→ **INSTRUCTIONS TO FOLLOW**:
Omit all images, then return the remaining material exactly as it stands.

→ **DATASET SECTION**:
━━━━━━━━━━

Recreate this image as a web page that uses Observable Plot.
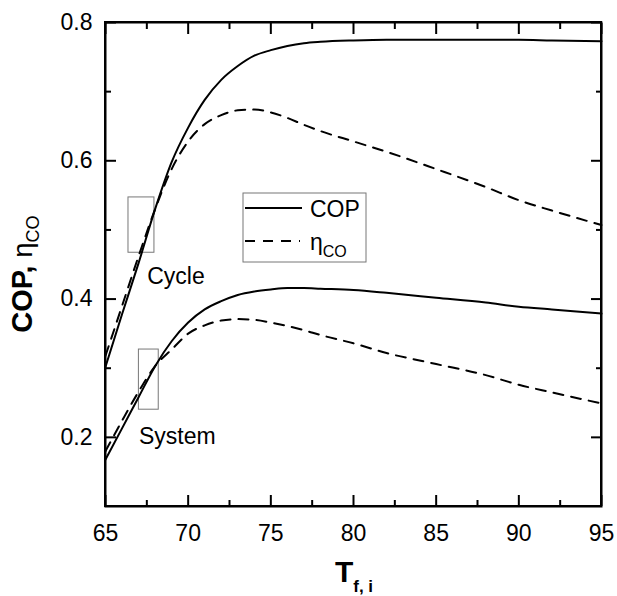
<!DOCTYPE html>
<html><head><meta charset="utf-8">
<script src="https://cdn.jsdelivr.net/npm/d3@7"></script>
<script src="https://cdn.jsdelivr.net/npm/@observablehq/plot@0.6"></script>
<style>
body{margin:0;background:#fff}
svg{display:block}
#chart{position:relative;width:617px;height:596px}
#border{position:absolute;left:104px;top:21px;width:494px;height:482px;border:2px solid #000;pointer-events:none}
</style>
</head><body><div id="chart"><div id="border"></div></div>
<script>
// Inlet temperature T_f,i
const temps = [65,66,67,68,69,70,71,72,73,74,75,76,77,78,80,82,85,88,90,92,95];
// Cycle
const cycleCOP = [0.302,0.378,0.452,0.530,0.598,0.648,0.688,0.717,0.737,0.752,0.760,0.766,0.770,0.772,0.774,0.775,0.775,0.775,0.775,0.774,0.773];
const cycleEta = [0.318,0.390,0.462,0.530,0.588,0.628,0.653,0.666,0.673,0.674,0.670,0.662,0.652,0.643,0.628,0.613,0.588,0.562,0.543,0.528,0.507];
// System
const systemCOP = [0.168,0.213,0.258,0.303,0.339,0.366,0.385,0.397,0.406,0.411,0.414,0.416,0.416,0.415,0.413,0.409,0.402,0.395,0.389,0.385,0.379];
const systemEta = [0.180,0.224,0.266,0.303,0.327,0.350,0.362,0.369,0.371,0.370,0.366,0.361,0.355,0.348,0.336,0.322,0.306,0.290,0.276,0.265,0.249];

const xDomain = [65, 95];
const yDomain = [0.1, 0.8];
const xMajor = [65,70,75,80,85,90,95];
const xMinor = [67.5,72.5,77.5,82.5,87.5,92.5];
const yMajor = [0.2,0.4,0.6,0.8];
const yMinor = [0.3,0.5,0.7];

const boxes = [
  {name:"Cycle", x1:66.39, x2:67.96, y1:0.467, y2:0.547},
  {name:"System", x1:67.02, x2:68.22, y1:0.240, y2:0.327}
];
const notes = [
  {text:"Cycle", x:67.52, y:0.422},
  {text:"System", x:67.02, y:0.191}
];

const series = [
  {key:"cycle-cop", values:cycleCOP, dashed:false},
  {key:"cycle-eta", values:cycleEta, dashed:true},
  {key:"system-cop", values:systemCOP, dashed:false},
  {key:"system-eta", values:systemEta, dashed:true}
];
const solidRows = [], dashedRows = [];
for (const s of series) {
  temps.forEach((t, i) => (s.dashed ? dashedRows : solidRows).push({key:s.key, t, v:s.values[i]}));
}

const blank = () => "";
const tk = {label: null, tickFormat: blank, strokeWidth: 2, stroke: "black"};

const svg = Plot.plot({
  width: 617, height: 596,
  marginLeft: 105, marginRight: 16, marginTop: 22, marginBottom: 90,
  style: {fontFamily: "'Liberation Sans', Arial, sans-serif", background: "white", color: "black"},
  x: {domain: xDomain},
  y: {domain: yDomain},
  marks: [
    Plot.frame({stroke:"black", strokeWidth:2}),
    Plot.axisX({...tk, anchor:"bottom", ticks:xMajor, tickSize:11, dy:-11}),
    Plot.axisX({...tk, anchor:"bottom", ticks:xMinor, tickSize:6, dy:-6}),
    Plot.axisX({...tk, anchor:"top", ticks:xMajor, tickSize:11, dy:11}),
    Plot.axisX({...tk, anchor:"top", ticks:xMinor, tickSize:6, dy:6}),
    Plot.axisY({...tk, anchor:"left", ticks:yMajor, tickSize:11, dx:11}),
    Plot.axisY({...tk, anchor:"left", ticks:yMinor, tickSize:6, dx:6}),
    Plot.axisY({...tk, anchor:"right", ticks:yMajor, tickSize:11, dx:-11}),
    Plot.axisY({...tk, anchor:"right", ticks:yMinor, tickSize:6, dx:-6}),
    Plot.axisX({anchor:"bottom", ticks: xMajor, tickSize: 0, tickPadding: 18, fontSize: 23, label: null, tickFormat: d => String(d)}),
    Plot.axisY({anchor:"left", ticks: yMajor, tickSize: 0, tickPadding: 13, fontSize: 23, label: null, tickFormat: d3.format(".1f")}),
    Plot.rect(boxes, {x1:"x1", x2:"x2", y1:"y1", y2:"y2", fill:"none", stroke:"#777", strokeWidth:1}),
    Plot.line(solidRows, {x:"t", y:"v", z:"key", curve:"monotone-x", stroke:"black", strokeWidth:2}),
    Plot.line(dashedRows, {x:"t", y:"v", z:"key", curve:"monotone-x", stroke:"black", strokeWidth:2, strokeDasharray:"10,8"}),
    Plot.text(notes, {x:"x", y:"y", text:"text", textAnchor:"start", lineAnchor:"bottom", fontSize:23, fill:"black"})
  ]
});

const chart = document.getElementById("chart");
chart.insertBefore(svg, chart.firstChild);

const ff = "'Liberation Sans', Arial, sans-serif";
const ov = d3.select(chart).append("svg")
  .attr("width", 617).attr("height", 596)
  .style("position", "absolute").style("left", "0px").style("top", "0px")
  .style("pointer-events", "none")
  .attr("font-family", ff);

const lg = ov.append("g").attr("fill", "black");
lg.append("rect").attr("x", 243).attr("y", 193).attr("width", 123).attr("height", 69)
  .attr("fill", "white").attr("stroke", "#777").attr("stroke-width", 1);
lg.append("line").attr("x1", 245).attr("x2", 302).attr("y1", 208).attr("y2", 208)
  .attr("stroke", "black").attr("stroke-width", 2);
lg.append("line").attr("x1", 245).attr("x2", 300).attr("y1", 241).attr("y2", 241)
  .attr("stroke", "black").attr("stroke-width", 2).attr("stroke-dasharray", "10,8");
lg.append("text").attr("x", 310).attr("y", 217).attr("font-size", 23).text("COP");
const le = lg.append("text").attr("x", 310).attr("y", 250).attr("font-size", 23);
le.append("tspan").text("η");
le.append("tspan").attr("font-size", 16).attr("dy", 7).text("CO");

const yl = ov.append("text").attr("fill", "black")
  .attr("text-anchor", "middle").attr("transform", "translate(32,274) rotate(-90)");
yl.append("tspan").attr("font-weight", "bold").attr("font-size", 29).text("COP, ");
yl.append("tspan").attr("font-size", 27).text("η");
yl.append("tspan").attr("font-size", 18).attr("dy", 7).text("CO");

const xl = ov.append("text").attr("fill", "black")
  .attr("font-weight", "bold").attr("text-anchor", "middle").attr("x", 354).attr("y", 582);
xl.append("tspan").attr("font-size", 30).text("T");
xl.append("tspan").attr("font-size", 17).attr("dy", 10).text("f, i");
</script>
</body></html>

━━━━━━━━━━

→ **RESPONSE**:
Recreate this image as a web page that uses Observable Plot.
<!DOCTYPE html>
<html><head><meta charset="utf-8">
<script src="https://cdn.jsdelivr.net/npm/d3@7"></script>
<script src="https://cdn.jsdelivr.net/npm/@observablehq/plot@0.6"></script>
<style>
body{margin:0;background:#fff}
svg{display:block}
#chart{position:relative;width:617px;height:596px}
#border{position:absolute;left:104px;top:21px;width:494px;height:482px;border:2px solid #000;pointer-events:none}
</style>
</head><body><div id="chart"><div id="border"></div></div>
<script>
// Inlet temperature T_f,i
const temps = [65,66,67,68,69,70,71,72,73,74,75,76,77,78,80,82,85,88,90,92,95];
// Cycle
const cycleCOP = [0.302,0.378,0.452,0.530,0.598,0.648,0.688,0.717,0.737,0.752,0.760,0.766,0.770,0.772,0.774,0.775,0.775,0.775,0.775,0.774,0.773];
const cycleEta = [0.318,0.390,0.462,0.530,0.588,0.628,0.653,0.666,0.673,0.674,0.670,0.662,0.652,0.643,0.628,0.613,0.588,0.562,0.543,0.528,0.507];
// System
const systemCOP = [0.168,0.213,0.258,0.303,0.339,0.366,0.385,0.397,0.406,0.411,0.414,0.416,0.416,0.415,0.413,0.409,0.402,0.395,0.389,0.385,0.379];
const systemEta = [0.180,0.224,0.266,0.303,0.327,0.350,0.362,0.369,0.371,0.370,0.366,0.361,0.355,0.348,0.336,0.322,0.306,0.290,0.276,0.265,0.249];

const xDomain = [65, 95];
const yDomain = [0.1, 0.8];
const xMajor = [65,70,75,80,85,90,95];
const xMinor = [67.5,72.5,77.5,82.5,87.5,92.5];
const yMajor = [0.2,0.4,0.6,0.8];
const yMinor = [0.3,0.5,0.7];

const boxes = [
  {name:"Cycle", x1:66.39, x2:67.96, y1:0.467, y2:0.547},
  {name:"System", x1:67.02, x2:68.22, y1:0.240, y2:0.327}
];
const notes = [
  {text:"Cycle", x:67.52, y:0.422},
  {text:"System", x:67.02, y:0.191}
];

const series = [
  {key:"cycle-cop", values:cycleCOP, dashed:false},
  {key:"cycle-eta", values:cycleEta, dashed:true},
  {key:"system-cop", values:systemCOP, dashed:false},
  {key:"system-eta", values:systemEta, dashed:true}
];
const solidRows = [], dashedRows = [];
for (const s of series) {
  temps.forEach((t, i) => (s.dashed ? dashedRows : solidRows).push({key:s.key, t, v:s.values[i]}));
}

const blank = () => "";
const tk = {label: null, tickFormat: blank, strokeWidth: 2, stroke: "black"};

const svg = Plot.plot({
  width: 617, height: 596,
  marginLeft: 105, marginRight: 16, marginTop: 22, marginBottom: 90,
  style: {fontFamily: "'Liberation Sans', Arial, sans-serif", background: "white", color: "black"},
  x: {domain: xDomain},
  y: {domain: yDomain},
  marks: [
    Plot.frame({stroke:"black", strokeWidth:2}),
    Plot.axisX({...tk, anchor:"bottom", ticks:xMajor, tickSize:11, dy:-11}),
    Plot.axisX({...tk, anchor:"bottom", ticks:xMinor, tickSize:6, dy:-6}),
    Plot.axisX({...tk, anchor:"top", ticks:xMajor, tickSize:11, dy:11}),
    Plot.axisX({...tk, anchor:"top", ticks:xMinor, tickSize:6, dy:6}),
    Plot.axisY({...tk, anchor:"left", ticks:yMajor, tickSize:11, dx:11}),
    Plot.axisY({...tk, anchor:"left", ticks:yMinor, tickSize:6, dx:6}),
    Plot.axisY({...tk, anchor:"right", ticks:yMajor, tickSize:11, dx:-11}),
    Plot.axisY({...tk, anchor:"right", ticks:yMinor, tickSize:6, dx:-6}),
    Plot.axisX({anchor:"bottom", ticks: xMajor, tickSize: 0, tickPadding: 18, fontSize: 23, label: null, tickFormat: d => String(d)}),
    Plot.axisY({anchor:"left", ticks: yMajor, tickSize: 0, tickPadding: 13, fontSize: 23, label: null, tickFormat: d3.format(".1f")}),
    Plot.rect(boxes, {x1:"x1", x2:"x2", y1:"y1", y2:"y2", fill:"none", stroke:"#777", strokeWidth:1}),
    Plot.line(solidRows, {x:"t", y:"v", z:"key", curve:"monotone-x", stroke:"black", strokeWidth:2}),
    Plot.line(dashedRows, {x:"t", y:"v", z:"key", curve:"monotone-x", stroke:"black", strokeWidth:2, strokeDasharray:"10,8"}),
    Plot.text(notes, {x:"x", y:"y", text:"text", textAnchor:"start", lineAnchor:"bottom", fontSize:23, fill:"black"})
  ]
});

const chart = document.getElementById("chart");
chart.insertBefore(svg, chart.firstChild);

const ff = "'Liberation Sans', Arial, sans-serif";
const ov = d3.select(chart).append("svg")
  .attr("width", 617).attr("height", 596)
  .style("position", "absolute").style("left", "0px").style("top", "0px")
  .style("pointer-events", "none")
  .attr("font-family", ff);

const lg = ov.append("g").attr("fill", "black");
lg.append("rect").attr("x", 243).attr("y", 193).attr("width", 123).attr("height", 69)
  .attr("fill", "white").attr("stroke", "#777").attr("stroke-width", 1);
lg.append("line").attr("x1", 245).attr("x2", 302).attr("y1", 208).attr("y2", 208)
  .attr("stroke", "black").attr("stroke-width", 2);
lg.append("line").attr("x1", 245).attr("x2", 300).attr("y1", 241).attr("y2", 241)
  .attr("stroke", "black").attr("stroke-width", 2).attr("stroke-dasharray", "10,8");
lg.append("text").attr("x", 310).attr("y", 217).attr("font-size", 23).text("COP");
const le = lg.append("text").attr("x", 310).attr("y", 250).attr("font-size", 23);
le.append("tspan").text("η");
le.append("tspan").attr("font-size", 16).attr("dy", 7).text("CO");

const yl = ov.append("text").attr("fill", "black")
  .attr("text-anchor", "middle").attr("transform", "translate(32,274) rotate(-90)");
yl.append("tspan").attr("font-weight", "bold").attr("font-size", 29).text("COP, ");
yl.append("tspan").attr("font-size", 27).text("η");
yl.append("tspan").attr("font-size", 18).attr("dy", 7).text("CO");

const xl = ov.append("text").attr("fill", "black")
  .attr("font-weight", "bold").attr("text-anchor", "middle").attr("x", 354).attr("y", 582);
xl.append("tspan").attr("font-size", 30).text("T");
xl.append("tspan").attr("font-size", 17).attr("dy", 10).text("f, i");
</script>
</body></html>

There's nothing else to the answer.